Alan Hovhaness (1911-2000)

Thursday, September 28, 2023

Neidorff-Karpati Hall, Manhattan School of Music, New York City

Before packing his suitcase for conducting dates in Spain, Poland, Ireland and France, with repertoire including Bartók (with Bavouzet), Britten, Chopin (Achúcarro), Copland, Ligeti, Respighi, Sibelius, Tchaikovsky and Vaughan Williams, Leonard Slatkin returned to the Manhattan School of Music for this tasty programme, opening with Edward Kennedy ‘Duke’ Ellington’s Three Black Kings (Balthazar; Solomon; Martin Luther King) which was left unfinished at Ellington’s death in 1974. the score completed by his son Mercer, arranged by Luther Henderson, then edited and orchestrated by Maurice Peress, his version used here. Starting with hypnotic pulses, the opening suggests a railroad journey, with lyricism that Previn might have put his name to, then some laidback jazz, becoming high-octane – featuring trumpet and saxophone solos, both confidently taken by MSM members – before something cooler then syncopated changes the mood during which Three Black Kings strives for the stars. This engaging twenty-minute piece. despite the unavoidable contributors needed to make it performable, comes across as the music Ellington would have ultimately composed, given with plenty of swing in Manhattan.

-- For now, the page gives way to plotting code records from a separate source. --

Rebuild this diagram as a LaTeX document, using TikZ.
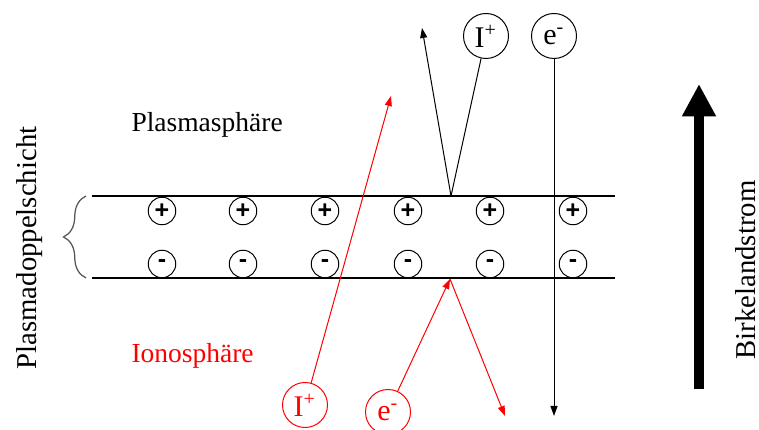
\documentclass[tikz,border=0pt]{standalone}
\usepackage{fontspec}
\setmainfont{Liberation Serif}
\setsansfont{Liberation Sans}
\usetikzlibrary{arrows.meta,decorations.pathreplacing}
\definecolor{braceGray}{HTML}{555555}
\tikzset{
    charge/.style={draw,circle,inner sep=0pt,minimum size=11pt,line width=0.4pt,
        font=\fontsize{10}{10}\sffamily\bfseries},
    particle/.style={draw,circle,inner sep=0pt,minimum size=18pt,line width=0.4pt,
        font=\rmfamily\fontsize{12}{12}\selectfont},
    ray/.style={-{Triangle[length=4pt,width=2.8pt]},line width=0.4pt},
    layer/.style={line width=1pt},
    regiontext/.style={font=\rmfamily\fontsize{11}{12}\selectfont,inner sep=0pt},
    sidetext/.style={font=\rmfamily\fontsize{11.5}{12}\selectfont,inner sep=0pt,rotate=90}
}
\begin{document}
\begin{tikzpicture}[x=0.4pt,y=-0.4pt]
    \clip (0,0) rectangle (759,430);
    % Doppelschicht
    \draw[layer] (92,196) coordinate (tl) -- (615,196) coordinate (tr);
    \draw[layer] (92,278) coordinate (bl) -- (615,278) coordinate (br);
    \foreach \x/\idx in {162/1,243/2,325/3,408/4,490/5,573/6} {
        \node[charge] (p\idx) at (\x,211) {+};
        \node[charge] (m\idx) at (\x,264) {-};
    }
    \draw[braceGray,line width=0.5pt,decorate,decoration={brace,amplitude=9pt}]
        (86,278) -- (86,196);
    \node[sidetext] (dl) at (30,248) {Plasmadoppelschicht};
    \node[regiontext,anchor=base west] (ps) at (131,132) {Plasmasphäre};
    \node[regiontext,anchor=base west,text=red] (is) at (131,363) {Ionosphäre};
    % Teilchen oben
    \node[particle] (iu) at (486,36) {I\textsuperscript{+}};
    \node[particle] (eu) at (554,36) {e\textsuperscript{-}};
    \coordinate (hit1) at (451,196);
    \coordinate (out1) at (422,28);
    \coordinate (out2) at (554,416);
    \draw (iu) -- (hit1);
    \draw[ray] (hit1) -- (out1);
    \draw[ray] (eu) -- (out2);
    % Teilchen unten
    \node[particle,red] (il) at (305,405) {I\textsuperscript{+}};
    \node[particle,red] (el) at (388,412) {e\textsuperscript{-}};
    \coordinate (out3) at (391,96);
    \coordinate (hit2) at (450,279);
    \coordinate (out4) at (505,416);
    \draw[ray,red] (il) -- (out3);
    \draw[ray,red] (el) -- (hit2);
    \draw[ray,red] (hit2) -- (out4);
    % Birkelandstrom
    \coordinate (bs) at (699,389);
    \coordinate (bt) at (699,84);
    \draw[line width=4pt,-{Triangle[length=13pt,width=12.8pt]}] (bs) -- (bt);
    \node[sidetext] (bk) at (746,270) {Birkelandstrom};
\end{tikzpicture}
\end{document}
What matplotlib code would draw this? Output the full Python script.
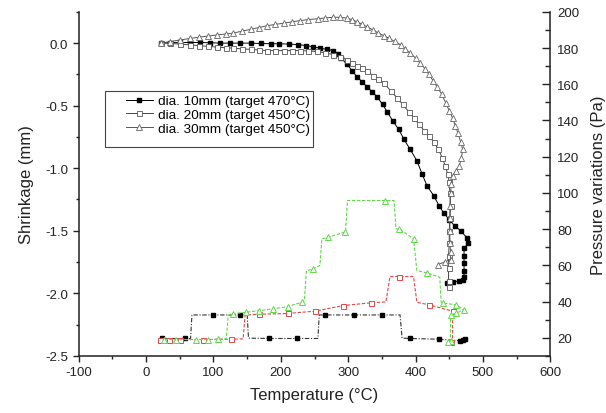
import matplotlib
matplotlib.use("Agg")
import matplotlib.pyplot as plt
from matplotlib.ticker import MultipleLocator
from matplotlib.patches import Rectangle

plt.rcParams['font.family'] = ['Liberation Sans', 'DejaVu Sans']
plt.rcParams['axes.unicode_minus'] = False

# shrinkage curves (left axis): temperature (C), shrinkage (mm)
t10 = [22, 35, 50, 65, 80, 95, 110, 125, 140, 155, 170, 185, 198, 212, 225, 238, 248, 258, 268, 278,
       285, 290, 298, 306, 313, 321, 328, 336, 343, 351, 358, 366, 375, 383, 392, 402, 410, 417, 427,
       435, 442, 450, 458, 467, 476, 478, 472, 472, 472, 472, 472, 470, 465, 455, 447]
s10 = [0.0, 0.003, 0.005, 0.005, 0.005, 0.003, 0.0, 0.0, 0.0, 0.0, -0.003, -0.005, -0.005, -0.008,
       -0.012, -0.02, -0.03, -0.04, -0.05, -0.06, -0.09, -0.12, -0.17, -0.22, -0.27, -0.31, -0.35,
       -0.39, -0.43, -0.49, -0.55, -0.62, -0.69, -0.77, -0.85, -0.94, -1.05, -1.14, -1.22, -1.30,
       -1.36, -1.41, -1.46, -1.50, -1.555, -1.60, -1.64, -1.70, -1.76, -1.82, -1.87, -1.89, -1.90,
       -1.91, -1.92]

t20 = [22, 35, 50, 65, 79, 92, 105, 118, 129, 142, 155, 167, 179, 192, 205, 217, 228, 241, 253, 266,
       278, 288, 298, 306, 313, 321, 328, 337, 345, 353, 363, 373, 381, 390, 398, 405, 413, 420, 427,
       434, 440, 444, 448, 450, 451, 452, 451, 450, 450, 449, 449, 449, 449]
s20 = [0.0, -0.002, -0.008, -0.014, -0.02, -0.026, -0.032, -0.037, -0.04, -0.046, -0.05, -0.055,
       -0.06, -0.06, -0.06, -0.06, -0.06, -0.063, -0.067, -0.078, -0.093, -0.11, -0.133, -0.155,
       -0.18, -0.20, -0.226, -0.26, -0.29, -0.32, -0.38, -0.44, -0.49, -0.55, -0.60, -0.65, -0.70,
       -0.74, -0.79, -0.85, -0.92, -0.98, -1.05, -1.11, -1.2, -1.3, -1.4, -1.5, -1.6, -1.7, -1.8,
       -1.9, -1.95]

t30 = [22, 35, 50, 65, 79, 92, 105, 118, 129, 142, 155, 167, 179, 192, 205, 217, 228, 241, 255, 266,
       278, 288, 298, 306, 313, 321, 328, 337, 345, 353, 360, 369, 378, 385, 392, 400, 407, 414, 420,
       426, 432, 439, 445, 450, 455, 459, 463, 467, 470, 468, 465, 460, 455, 453, 452, 451, 451, 451,
       451, 452, 452, 443, 433]
s30 = [0.0, 0.012, 0.025, 0.037, 0.048, 0.056, 0.065, 0.073, 0.08, 0.095, 0.11, 0.124, 0.138, 0.15,
       0.16, 0.17, 0.18, 0.188, 0.195, 0.201, 0.207, 0.206, 0.2, 0.187, 0.17, 0.15, 0.13, 0.105, 0.08,
       0.06, 0.04, 0.013, -0.014, -0.045, -0.08, -0.12, -0.16, -0.205, -0.25, -0.30, -0.35, -0.41,
       -0.48, -0.54, -0.60, -0.66, -0.72, -0.79, -0.85, -0.92, -0.98, -1.02, -1.06, -1.13, -1.2, -1.3,
       -1.4, -1.5, -1.6, -1.67, -1.73, -1.75, -1.77]

# pressure curves (right axis): temperature (C), pressure (Pa)
pt10 = [24, 57, 66, 68, 99, 140, 150, 152, 182, 224, 255, 257, 266, 308, 350, 377, 380, 392, 435,
        466, 470, 474]
p10 = [19.6, 19.6, 19.6, 32.6, 32.6, 32.6, 32.6, 19.8, 19.6, 19.6, 19.6, 32.6, 32.6, 32.6, 32.6,
       32.6, 19.8, 19.6, 19.2, 18.3, 18.6, 19.2]

pt20 = [20, 34, 51, 84, 126, 144, 147, 168, 210, 251, 293, 334, 356, 362, 376, 397, 402, 420, 455,
        455, 452]
p20 = [19.0, 19.0, 19.0, 19.0, 19.2, 19.4, 32.6, 33.0, 33.4, 34.7, 37.8, 39.3, 39.8, 53.8, 53.8,
       53.8, 39.6, 38.2, 34.7, 18.5, 17.6]

pt30 = [27, 44, 74, 92, 106, 119, 122, 129, 149, 168, 189, 210, 231, 235, 238, 248, 258, 261, 270,
        296, 299, 355, 368, 371, 376, 397, 402, 417, 436, 438, 441, 460, 472, 460, 452, 452, 448]
p30 = [19.0, 19.0, 19.0, 19.0, 19.2, 19.4, 32.6, 33.2, 34.1, 35.0, 36.0, 37.2, 39.6, 41.0, 57.0,
       58.0, 60.0, 74.6, 75.5, 78.5, 95.8, 95.8, 95.8, 80.1, 80.1, 74.6, 57.1, 55.8, 53.4, 39.6, 39.2,
       38.2, 35.6, 33.5, 32.5, 18.4, 17.8]

labels = ['dia. 10mm (target 470°C)', 'dia. 20mm (target 450°C)', 'dia. 30mm (target 450°C)']

fig = plt.figure(figsize=(6.06, 4.14), dpi=100)
ax = fig.add_axes([0.130, 0.138, 0.778, 0.831])
ax2 = ax.twinx()

# pressure (drawn first so shrinkage lies on top)
ax2.plot(pt10, p10, color='#333333', lw=0.8, ls=(0, (4, 1.5, 1, 1.5)), marker='s', ms=3.2,
         mfc='black', mec='black', markevery=[0, 1, 4, 5, 8, 9, 12, 13, 14, 17, 18, 19, 20, 21])
ax2.plot(pt20, p20, color='#e04848', lw=0.8, ls=(0, (3, 1.5)), marker='s', ms=3.6,
         mfc='white', mec='#e04848', mew=0.7, markevery=[0, 1, 2, 3, 4, 7, 8, 9, 10, 11, 14, 17, 18, 20])
ax2.plot(pt30, p30, color='#5fd94a', lw=0.8, ls=(0, (3, 1.5)), marker='^', ms=4.2,
         mfc='white', mec='#5fd94a', mew=0.7,
         markevery=[0, 1, 2, 3, 4, 7, 8, 9, 10, 11, 12, 15, 18, 19, 21, 24, 25, 27, 30, 31, 32, 33, 34, 35, 36])

ax.set_zorder(ax2.get_zorder() + 1)
ax.patch.set_visible(False)

l1, = ax.plot(t10, s10, color='black', lw=0.7, marker='s', ms=3.2, mfc='black', mec='black')
l2, = ax.plot(t20, s20, color='#444444', lw=0.7, marker='s', ms=3.6, mfc='white', mec='#555555', mew=0.6)
l3, = ax.plot(t30, s30, color='#555555', lw=0.7, marker='^', ms=4.2, mfc='white', mec='#666666', mew=0.6)

ax.set_xlim(-100, 600)
ax.set_ylim(-2.5, 0.25)
ax2.set_ylim(10, 200)

ax.xaxis.set_major_locator(MultipleLocator(100))
ax.xaxis.set_minor_locator(MultipleLocator(50))
ax.yaxis.set_major_locator(MultipleLocator(0.5))
ax.yaxis.set_minor_locator(MultipleLocator(0.25))
ax.yaxis.set_major_formatter(matplotlib.ticker.FormatStrFormatter('%.1f'))
ax2.yaxis.set_major_locator(MultipleLocator(20))
ax2.yaxis.set_minor_locator(MultipleLocator(10))

txt = '#222222'
for a in (ax, ax2):
    a.spines['top'].set_visible(False)
    for s in a.spines.values():
        s.set_linewidth(1.1)
        s.set_color('#222222')
ax.spines['right'].set_visible(False)
ax2.spines['left'].set_visible(False)
ax2.spines['bottom'].set_visible(False)

ax.tick_params(axis='both', which='major', direction='out', length=4, width=1.0,
               labelsize=9.5, colors=txt)
ax.tick_params(axis='both', which='minor', direction='out', length=2.5, width=1.0, colors=txt)
ax2.tick_params(axis='y', which='major', direction='in', length=6, width=1.0,
                labelsize=9.5, colors=txt, pad=5)
ax2.tick_params(axis='y', which='minor', direction='in', length=3.5, width=1.0, colors=txt)

ax.set_xlabel('Temperature (°C)', fontsize=12, color=txt, labelpad=6)
ax.set_ylabel('Shrinkage (mm)', fontsize=12, color=txt, labelpad=8)
ax2.set_ylabel('Pressure variations (Pa)', fontsize=12, color=txt, labelpad=8)

# legend box like the original
fig.patches.append(Rectangle((105 / 606, 1 - 148 / 414), 208 / 606, 56 / 414,
                             transform=fig.transFigure, fill=False, ec='#444444', lw=0.8))
ax.legend([l1, l2, l3], labels, loc='upper left', bbox_to_anchor=(126 / 606, 1 - 96 / 414),
          bbox_transform=fig.transFigure, frameon=False, fontsize=9.7, borderpad=0,
          borderaxespad=0, handlelength=2.0, handletextpad=0.35, labelspacing=0.1)

fig.savefig('out.png', dpi=100)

Regarding The B-Sides Mason Bates says, “Like the forgotten bands from the flipside of an old piece of vinyl, The B-Sides offers brief landings on a variety of peculiar planets, unified by a focus on fluorescent orchestral sonorities and the morphing rhythms of electronica. The work is equally informed by Schoenberg’s Five Pieces for Orchestra as it is by a variety of American vernacular music.” Written for the San Francisco Symphony and Michael Tilson Thomas, Bates’s five pieces exhibit stellar sonorities as well as slinky dance moves with transporting textures conjuring places that are inviting to visit and return to.

The prolific Alan Hovhaness’s Stokowski-premiered Symphony No.2 (there are sixty-seven Symphonies and 434 opus numbers, with some other works not catalogued) is better known as ‘Mysterious Mountain’ and was afforded a celebrated late-1950s’ recording conducted by Fritz Reiner. In three movements (which sometimes remind of Charles Ives’s Symphony No.3 (‘The Camp Meeting’) and Ralph Vaughan Williams’s Tallis Fantasia, both 1910), the outer ones enchant, the first paints pastoral scenes of community hymn-singing (with flickers of magic dust in the orchestration), the other is meditative and chimes mystically, with the middle one gently swaying before some folk-fiddling fires things along, all elements safely gathered in by Slatkin.

Finally, An American in Paris, a Gershwin masterpiece central to Slatkin’s repertoire, here fresh and bang-on, scrupulously detailed and idiomatically expressed, whether the ebullience of the bustling city (car-horns prominent) or a moonlit stroll along a tree-lined boulevard to frequent a nightclub jam session. Slatkin’s route-map was unfailing, the talented students well-prepared and enthusiastic, as throughout this diverting concert.

Slatkin’s next visit to MSM is January, with the public performance, on the 24th, including Elgar’s Enigma Variations.